Here $S_n (T)$ denotes the set of all complete $n$-types $p$ such that $p \cup T$ is satisfiable.
Consider fist Th$({\mathbb Z},s)$. There is only one type in $S_1(T)$, because translations are automorphisms and we can translate any $n\in{\mathbb Z}$ to any $m\in{\mathbb Z}$. The same argument also shows that for each $n\in{\mathbb Z}$ the formula $s^nx=y$ isolates a complete type in $S_2(T)$. In $S_2(T)$ there is one non isolated type $p(x)=\{s^nx\neq y:n\in{\mathbb Z}\}$.
In $S_3(T)$ the isolated types are those that contains the formulas $s^mx=s^ny=z$. There are two sorts of non isolated types (if I count well).

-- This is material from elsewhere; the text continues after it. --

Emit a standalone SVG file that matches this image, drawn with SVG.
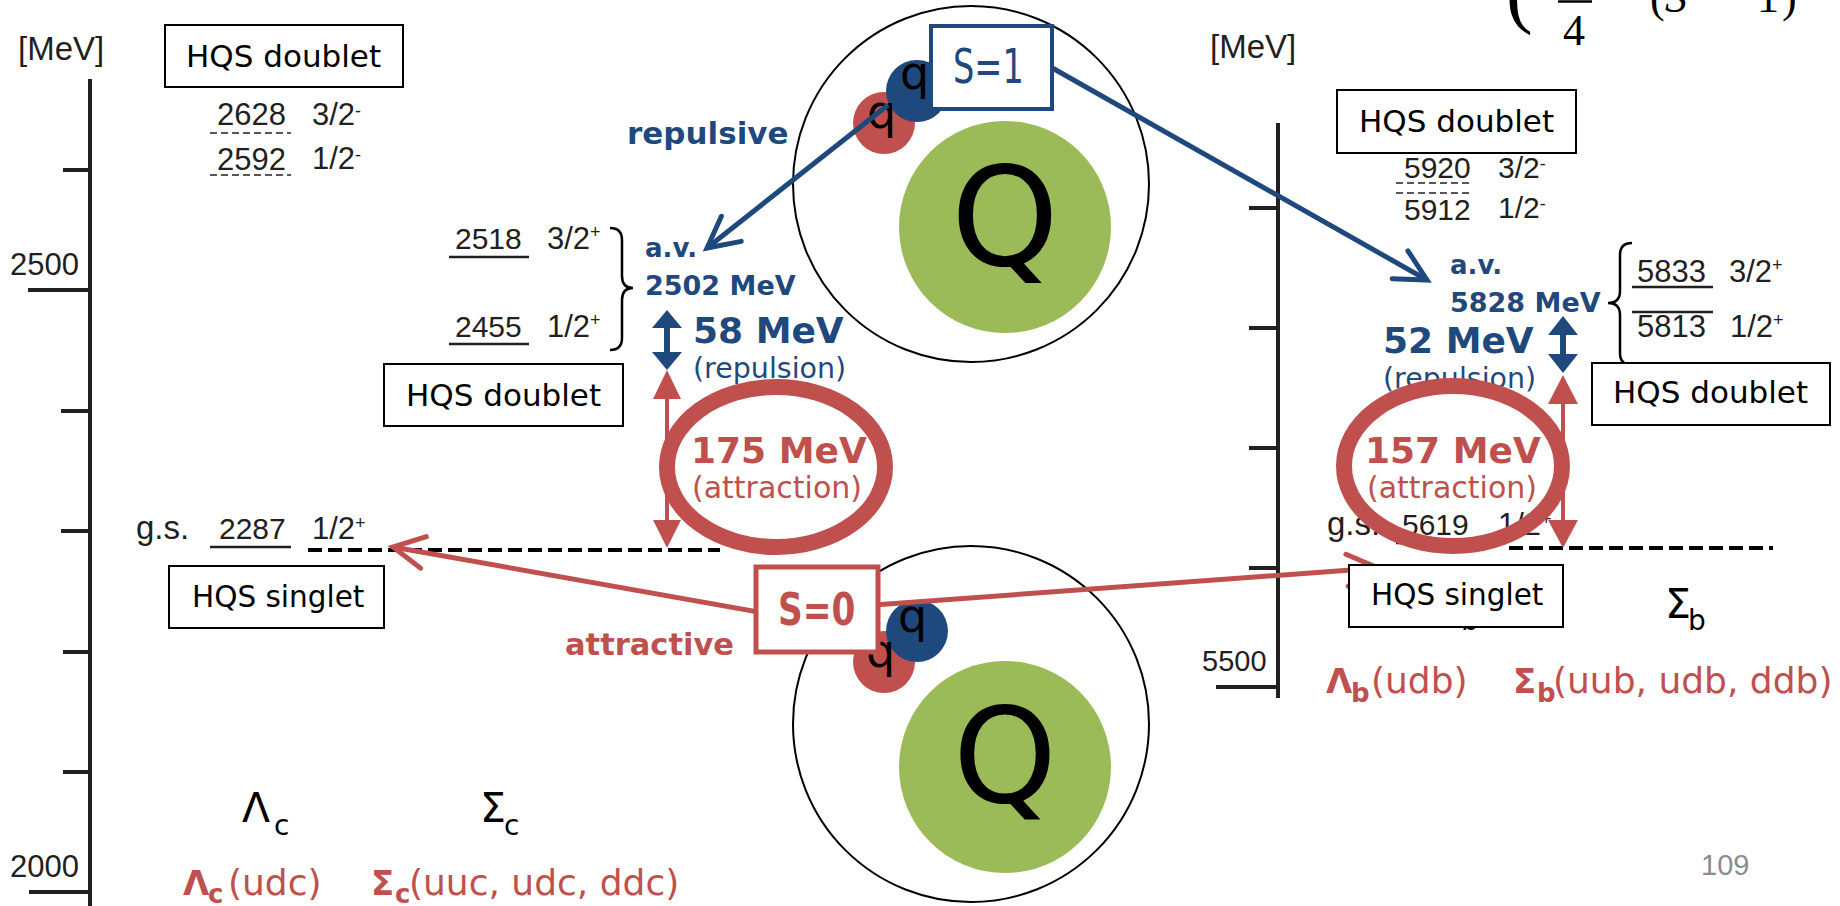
<svg xmlns="http://www.w3.org/2000/svg" width="1840" height="906" viewBox="0 0 1840 906">
<defs>
<style>
.cal{font-family:"Liberation Sans",Arial,sans-serif;fill:#231F20}
.cg{font-family:"DejaVu Sans",Verdana,sans-serif;fill:#000}
.b{font-weight:bold}
.blue{fill:#1F497D}
.red{fill:#C0504D}
.gray{fill:#8C8C8C}
.tex{font-family:"Liberation Serif","Times New Roman",serif;fill:#000}
.box{fill:#fff;stroke:#000;stroke-width:2}
.axis{stroke:#231F20;stroke-width:4;fill:none}
.lvl{stroke:#231F20;stroke-width:2.5}
.dthin{stroke:#231F20;stroke-width:1.5;stroke-dasharray:7 4}
.dgs{stroke:#000;stroke-width:4;stroke-dasharray:14 6}
.brace{fill:none;stroke:#000;stroke-width:2.5}
.shell{fill:none;stroke:#000;stroke-width:2}
.core{fill:#9BBB59}
.qr{fill:#C0504D}
.qb{fill:#1F497D}
.ring{fill:none;stroke:#C0504D;stroke-width:16}
.conn-blue{stroke:#1F497D;stroke-width:5;fill:none;marker-end:url(#chevBlue)}
.conn-red{stroke:#C0504D;stroke-width:5;fill:none;marker-end:url(#chevRed)}
</style>
<marker id="chevBlue" markerUnits="userSpaceOnUse" orient="auto" viewBox="-40 -22 46 44" markerWidth="46" markerHeight="44" refX="0" refY="0">
<path d="M-31,-16 L0,0 L-31,16" fill="none" stroke="#1F497D" stroke-width="5" stroke-linecap="round"/>
</marker>
<marker id="chevRed" markerUnits="userSpaceOnUse" orient="auto" viewBox="-40 -22 46 44" markerWidth="46" markerHeight="44" refX="0" refY="0">
<path d="M-31,-16 L0,0 L-31,16" fill="none" stroke="#C0504D" stroke-width="5" stroke-linecap="round"/>
</marker>
</defs>
<rect width="1840" height="906" fill="#fff"/>

<!-- charm axis -->
<g id="axis-charm">
<path class="axis" d="M90,79 V906 M63,170 H90 M28,290 H90 M61,411 H90 M61,531 H90 M63,652 H90 M63,772 H90 M29,892 H90"/>
<text class="cal" x="18" y="60" font-size="33">[MeV]</text>
<text class="cal" x="10" y="275" font-size="31">2500</text>
<text class="cal" x="10" y="877" font-size="31">2000</text>
</g>

<!-- bottom axis -->
<g id="axis-bottom">
<path class="axis" d="M1278,123 V698 M1249,208 H1278 M1249,328 H1278 M1249,448 H1278 M1249,568 H1278 M1216,687 H1278"/>
<text class="cal" x="1210" y="58" font-size="33">[MeV]</text>
<text class="cal" x="1202" y="671" font-size="29">5500</text>
</g>

<!-- S=1 diquark picture -->
<g id="diquark-s1">
<circle class="shell" cx="971" cy="184" r="178"/>
<circle class="core" cx="1005" cy="227" r="106"/>
<text class="cg" x="1005" y="265" font-size="137" text-anchor="middle">Q</text>
<circle class="qr" cx="884" cy="123" r="31"/>
<circle class="qb" cx="917" cy="91" r="31"/>
<text class="cg" x="867" y="128" font-size="46">q</text>
<text class="cg" x="900" y="89" font-size="46">q</text>
<text class="cg b blue" x="627" y="144" font-size="31">repulsive</text>
</g>

<!-- S=0 diquark picture -->
<g id="diquark-s0">
<circle class="shell" cx="971" cy="724" r="178"/>
<circle class="core" cx="1005" cy="767" r="106"/>
<text class="cg" x="1005" y="802" font-size="132" text-anchor="middle">Q</text>
<circle class="qr" cx="884" cy="662" r="31"/>
<circle class="qb" cx="917" cy="631" r="31"/>
<text class="cg" x="866" y="667" font-size="46">q</text>
<text class="cg" x="898" y="632" font-size="46">q</text>
<text class="cg b red" x="565" y="655" font-size="30.5">attractive</text>
</g>

<!-- Lambda_c negative-parity doublet -->
<g id="lc-doublet-neg">
<rect class="box" x="165" y="25" width="238" height="62"/>
<text class="cg" x="186" y="67" font-size="31">HQS doublet</text>
<text class="cal" x="217" y="125" font-size="31">2628</text>
<text class="cal" x="312" y="125" font-size="31">3/2<tspan font-size="18" dy="-8">-</tspan></text>
<line class="dthin" x1="210" y1="133" x2="291" y2="133"/>
<text class="cal" x="217" y="170" font-size="31">2592</text>
<text class="cal" x="312" y="169" font-size="31">1/2<tspan font-size="18" dy="-8">-</tspan></text>
<line class="dthin" x1="210" y1="175" x2="291" y2="175"/>
</g>

<!-- Sigma_c positive-parity doublet -->
<g id="sc-doublet">
<text class="cal" x="455" y="249" font-size="30">2518</text>
<line class="lvl" x1="449" y1="257" x2="529" y2="257"/>
<text class="cal" x="547" y="249" font-size="31">3/2<tspan font-size="18" dy="-11">+</tspan></text>
<text class="cal" x="455" y="337" font-size="30">2455</text>
<line class="lvl" x1="449" y1="344" x2="529" y2="344"/>
<text class="cal" x="547" y="337" font-size="31">1/2<tspan font-size="18" dy="-11">+</tspan></text>
<path class="brace" d="M610,228 Q622,228 622,240 L622,276 Q622,288 633,288 Q622,288 622,300 L622,338 Q622,350 610,350"/>
<rect class="box" x="384" y="364" width="239" height="62"/>
<text class="cg" x="406" y="406" font-size="31">HQS doublet</text>
<text class="cg b blue" x="645" y="257" font-size="26">a.v.</text>
<text class="cg b blue" x="645" y="295" font-size="27">2502 MeV</text>
</g>

<!-- Lambda_c ground state -->
<g id="lc-ground">
<text class="cal" x="136" y="539" font-size="33">g.s.</text>
<text class="cal" x="219" y="539" font-size="30">2287</text>
<line class="lvl" x1="210" y1="547" x2="291" y2="547"/>
<text class="cal" x="312" y="539" font-size="31">1/2<tspan font-size="18" dy="-10">+</tspan></text>
<line class="dgs" x1="308" y1="550" x2="720" y2="550"/>
<rect class="box" x="169" y="566" width="215" height="62"/>
<text class="cg" x="192" y="607" font-size="29.5">HQS singlet</text>
</g>

<!-- charm baryon names -->
<g id="labels-charm">
<text class="cg" x="242" y="822" font-size="41">Λ<tspan x="274" y="835" font-size="28">c</tspan></text>
<text class="cg" x="480" y="822" font-size="41">Σ<tspan x="504" y="835" font-size="28">c</tspan></text>
<text class="cg red" y="895" font-size="36"><tspan class="b" x="183" font-size="34">Λ</tspan><tspan class="b" x="208" y="903" font-size="26">c</tspan><tspan x="228" y="895">(udc)</tspan></text>
<text class="cg red" y="895" font-size="36"><tspan class="b" x="371" font-size="34">Σ</tspan><tspan class="b" x="395" y="903" font-size="26">c</tspan><tspan x="409" y="895">(uuc, udc, ddc)</tspan></text>
</g>

<!-- Lambda_b / Sigma_b negative-parity doublet -->
<g id="lb-doublet-neg">
<rect class="box" x="1337" y="90" width="239" height="63"/>
<text class="cg" x="1359" y="132" font-size="31">HQS doublet</text>
<text class="cal" x="1404" y="178" font-size="30">5920</text>
<text class="cal" x="1498" y="178" font-size="30">3/2<tspan font-size="18" dy="-8">-</tspan></text>
<line class="dthin" x1="1396" y1="183" x2="1469" y2="183"/>
<line class="dthin" x1="1396" y1="193" x2="1469" y2="193"/>
<text class="cal" x="1404" y="220" font-size="30">5912</text>
<text class="cal" x="1498" y="218" font-size="30">1/2<tspan font-size="18" dy="-8">-</tspan></text>
</g>

<!-- Sigma_b positive-parity doublet -->
<g id="sb-doublet">
<text class="cg b blue" x="1450" y="274" font-size="26">a.v.</text>
<text class="cg b blue" x="1450" y="312" font-size="27">5828 MeV</text>
<path class="brace" d="M1632,243 Q1620,243 1620,255 L1620,291 Q1620,303 1608,303 Q1620,303 1620,315 L1620,353 Q1620,365 1632,365"/>
<text class="cal" x="1637" y="282" font-size="31">5833</text>
<line class="lvl" x1="1632" y1="287" x2="1713" y2="287"/>
<text class="cal" x="1729" y="282" font-size="31">3/2<tspan font-size="18" dy="-11">+</tspan></text>
<line class="lvl" x1="1632" y1="312" x2="1713" y2="312"/>
<text class="cal" x="1637" y="337" font-size="31">5813</text>
<text class="cal" x="1730" y="337" font-size="31">1/2<tspan font-size="18" dy="-11">+</tspan></text>
<rect class="box" x="1592" y="363" width="238" height="62"/>
<text class="cg" x="1613" y="403" font-size="31">HQS doublet</text>
</g>

<!-- Lambda_b ground state -->
<g id="lb-ground">
<text class="cal" x="1327" y="535" font-size="33">g.s.</text>
<text class="cal" x="1402" y="535" font-size="30">5619</text>
<line class="lvl" x1="1396" y1="543" x2="1477" y2="543"/>
<text class="cal" x="1498" y="535" font-size="31">1/2<tspan font-size="18" dy="-10">+</tspan></text>
<line class="dgs" x1="1509" y1="548" x2="1773" y2="548"/>
</g>

<!-- bottom baryon names -->
<g id="labels-bottom">
<text class="cg" x="1431" y="618" font-size="41">Λ<tspan x="1461" y="630" font-size="28">b</tspan></text>
<text class="cg" x="1665" y="618" font-size="41">Σ<tspan x="1688" y="630" font-size="28">b</tspan></text>
<text class="cg red" y="693" font-size="36"><tspan class="b" x="1326" font-size="34">Λ</tspan><tspan class="b" x="1351" y="702" font-size="26">b</tspan><tspan x="1371" y="693">(udb)</tspan></text>
<text class="cg red" y="693" font-size="36"><tspan class="b" x="1513" font-size="34">Σ</tspan><tspan class="b" x="1537" y="702" font-size="26">b</tspan><tspan x="1553" y="693">(uub, udb, ddb)</tspan></text>
</g>

<!-- connectors: spin of the diquark to the level it produces -->
<g id="connectors">
<path class="conn-blue" d="M888,105 L707,248"/>
<path class="conn-blue" d="M1040,61 L1427,280"/>
<path class="conn-red" d="M770,614 L393,547"/>
<path class="conn-red" d="M860,606 L1378,568"/>
</g>

<!-- spin boxes -->
<g id="spin-s1">
<rect x="931" y="26" width="121" height="83" fill="#fff" stroke="#1F497D" stroke-width="4"/>
<text class="cg blue" transform="translate(953,83) scale(0.7,1)" font-size="48">S=1</text>
</g>
<g id="spin-s0">
<rect x="756" y="567" width="122" height="85" fill="#fff" stroke="#C0504D" stroke-width="5"/>
<text class="cg b red" transform="translate(778,625) scale(0.78,1)" font-size="44">S=0</text>
</g>

<!-- charm splittings -->
<g id="gap-charm">
<path class="qb" d="M667,310 L682,328 L670,328 L670,352 L682,352 L667,370 L652,352 L664,352 L664,328 L652,328 Z"/>
<text class="cg b blue" x="693" y="343" font-size="36">58 MeV</text>
<text class="cg blue" x="693" y="378" font-size="28.5">(repulsion)</text>
<path class="qr" d="M667,370 L681,399 L669,399 L669,520 L681,520 L667,548 L653,520 L665,520 L665,399 L653,399 Z"/>
<ellipse class="ring" cx="776" cy="467" rx="109" ry="80"/>
<text class="cg b red" x="691" y="463" font-size="36">175 MeV</text>
<text class="cg red" x="692" y="498" font-size="30">(attraction)</text>
</g>

<!-- bottom splittings -->
<g id="gap-bottom">
<path class="qb" d="M1563,316 L1578,335 L1566,335 L1566,354 L1578,354 L1563,373 L1548,354 L1560,354 L1560,335 L1548,335 Z"/>
<text class="cg b blue" x="1383" y="353" font-size="36">52 MeV</text>
<text class="cg blue" x="1383" y="388" font-size="28.5">(repulsion)</text>
<path class="qr" d="M1563,375 L1578,404 L1565,404 L1565,520 L1578,520 L1563,548 L1548,520 L1561,520 L1561,404 L1548,404 Z"/>
<ellipse class="ring" cx="1453" cy="466" rx="109" ry="80"/>
<text class="cg b red" x="1365" y="463" font-size="36">157 MeV</text>
<text class="cg red" x="1367" y="498" font-size="30">(attraction)</text>
</g>

<!-- Lambda_b singlet label -->
<g id="lb-singlet">
<rect class="box" x="1349" y="565" width="214" height="62"/>
<text class="cg" x="1371" y="605" font-size="29.5">HQS singlet</text>
</g>

<!-- spin factor, upper edge -->
<g id="formula">
<text class="tex" x="1506" y="18" font-size="80">(</text>
<line x1="1558" y1="1.5" x2="1592" y2="1.5" stroke="#000" stroke-width="2.5"/>
<text class="tex" x="1563" y="45" font-size="44">4</text>
<text class="tex" y="12" font-size="44"><tspan x="1650">(</tspan><tspan x="1665" font-style="italic">S</tspan><tspan x="1703">−</tspan><tspan x="1757">1</tspan><tspan x="1782">)</tspan></text>
</g>

<g id="page-number">
<text class="cal gray" x="1701" y="875" font-size="29">109</text>
</g>
</svg>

contains a formula of the form $s^nx= y$ for some $n\in{\mathbb Z}$ and says $z\neq s^mx$ for every $m\in{\mathbb Z}$ (and similar types obtained permuting the variables);
$s^nx\neq y$ and $s^nz\neq y$ and $s^nz\neq x$ for every $n\in{\mathbb Z}$
You may guess $S_n(T)$.
As for the model $({\mathbb Z},<,s)$, the isolated/algebraic types remain the same, non isolated types split into different types. For instance, in $S_2(T)$, the type $p(x)$ above splits into:
a. $p_1(x)=\{s^nx< y:n\in{\mathbb Z}\}$;
b. $p_2(x)=\{s^ny< x:n\in{\mathbb Z}\}$.
(This is the idea, I hope the counting above is right, the details are tedious.)